Tanti lo ricorderanno sempre come “l’ebreo fortunato”, dal titolo del suo primo libro autobiografico scritto in forma di romanzo. Vittorio Dan Segre, giornalista e analista storico de Il Giornale scomparso lo scorso settembre in Piemonte all’età di 92 anni, dopo una lunga vita avventurosa vissuta a ponte tra Italia e Israele, è stato ricordato da amici italiani e israeliani a Gerusalemme l’11 dicembre. Nell’auditorium gremito dell’Istituto Van Leer, l’Ambasciatore d’Italia in Israele Francesco Maria Talò, che ha voluto organizzare la serata, anche in collaborazione con l’Istituto Italiano di Cultura, ha letto i due ricordi di Segre ricevuti dal Presidente emerito di Israele Shimon Peres e dal Presidente Giorgio Napolitano. Peres rammenta l’aristocratico amico di numerose imprese diplomatiche all’epoca di Ben Gurion e Golda Meir; Napolitano sottolinea quanto il suo profondo spirito risorgimentale e italiano abbia spinto Segre ad aiutare la costruzione dello Stato di Israele. L’Ambasciatore definisce Vittorio Segre “l’uomo che ha coniugato risorgimento italiano e risorgimento ebraico”.
Sul grande schermo scorrono le foto di una vita: con Ben Gurion a Tel Aviv, con Golda Meir a Parigi, su un cavallo bianco a Gerusalemme, con la divisa dell’esercito inglese in Cecoslovacchia, con Giovanni Agnelli a Torino, con l’Ambasciatore Talò nella tenuta piemontese di Govone. Al microfono di alternano invece i suoi tanti, illustri e incredibilmente diversi, amici: dal rabbino talmudista Adin Steinsaltz, con il quale Segre cercava di avvicinarsi a Dio, al beduino Yunis Abu Rabiah, che adottò negli anni settanta; dall’ambasciatore israeliano Michael Bavli, con il quale condivise alcune missioni diplomatiche per portare Israele in Africa, all’esperto di islam Emmanuel Sivan che partecipò a diversi tentativi di dialogo con i Paesi arabi; dal folosofo della scienza Josef Agassi, che servì sotto il suo comando quando Segre era a capo di un’unitàdi paracadutisti ebrei nella Palestina mandataria, all’architetto italo-israeliano David Cassuto che ha vissuto con lui l’inegrazione degli ebrei italiani fuggiti alle leggi razziali nella nuova patria sionista; da Uzi Elam del Mossad, che racconta di un volo misterioso verso il Sud Africa, al demografo Sergio Della Pergola e e all’analista Manfred Gershenfeld con i quali Segre parlava di politica. Una narrazione corale, nel tentativo di ricostruire, tessera dopo tessera, il mosaico di una vita molto originale. Una vita che ha preso una svolta inattesa quando il giovane Vittorio Segre fu catapultato, a causa delle leggi razziali, da una famiglia ebrea fascista nei ranghi del primo esercito ebraico della Palestina inglese.

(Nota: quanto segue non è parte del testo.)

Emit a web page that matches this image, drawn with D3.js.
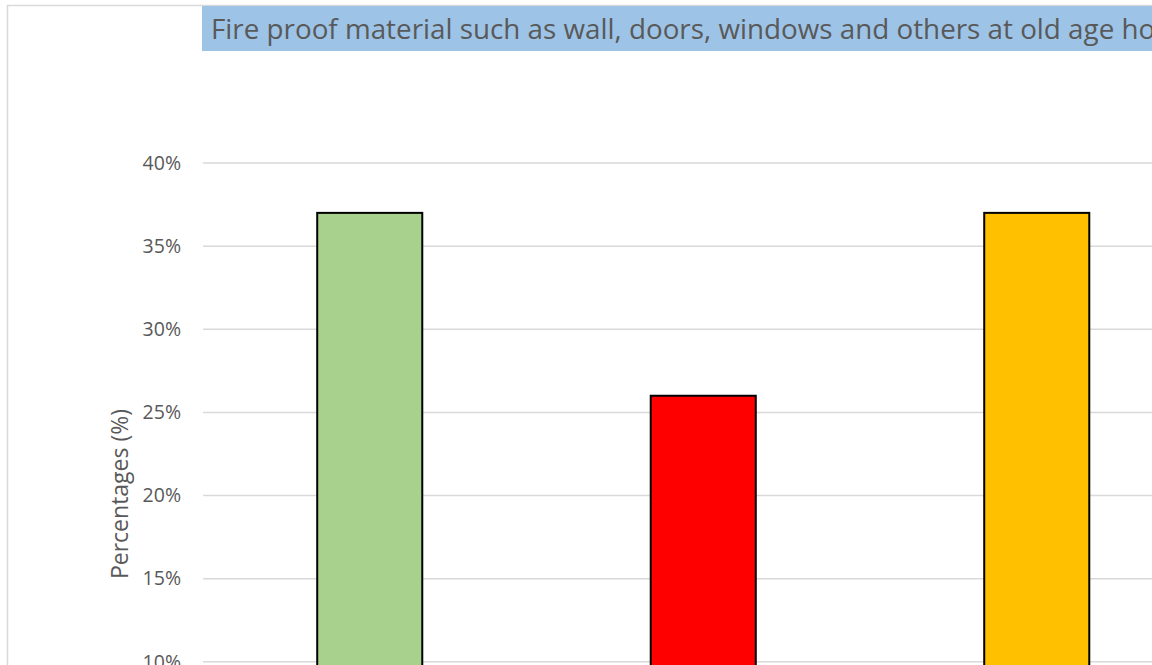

Poi il succedersi di molte carriere: militare, diplomatica, di intelligence, di giornalista, di accademico, di analista e forse molto altro. In chiusura, l’illustrazione della sua ‘teoria della neutralità’, disegnata con chiarezza dal giornalista Maurizio Molinari; argomento su cui continuerà a lavorare l’Istituto di Studi Mediterranei da Segre fondato a Lugano. A cucire i diversi racconti, Simonetta Della Seta, che gli succedette come corrispondente dal Medio Oriente ne Il Giornale ed ora è consigliere dell’Ambasciatore d’Italia in Israele. Della Seta ha letto dei passaggi dai suoi tre libri autobiografici. Nell’ultimo, “Storia dell’ebreo che voleva essere eroe”( Bollati Boringhieri), uscito tre giorni prima che morisse, Segre scrive: “Cercare è non meno importante del trovare e lottare è più importante che vincere.” Alla commovente, ma anche festosa commemorazione erano presenti entrambi i figli di Segre, Michael e Emanuel, con i nipoti.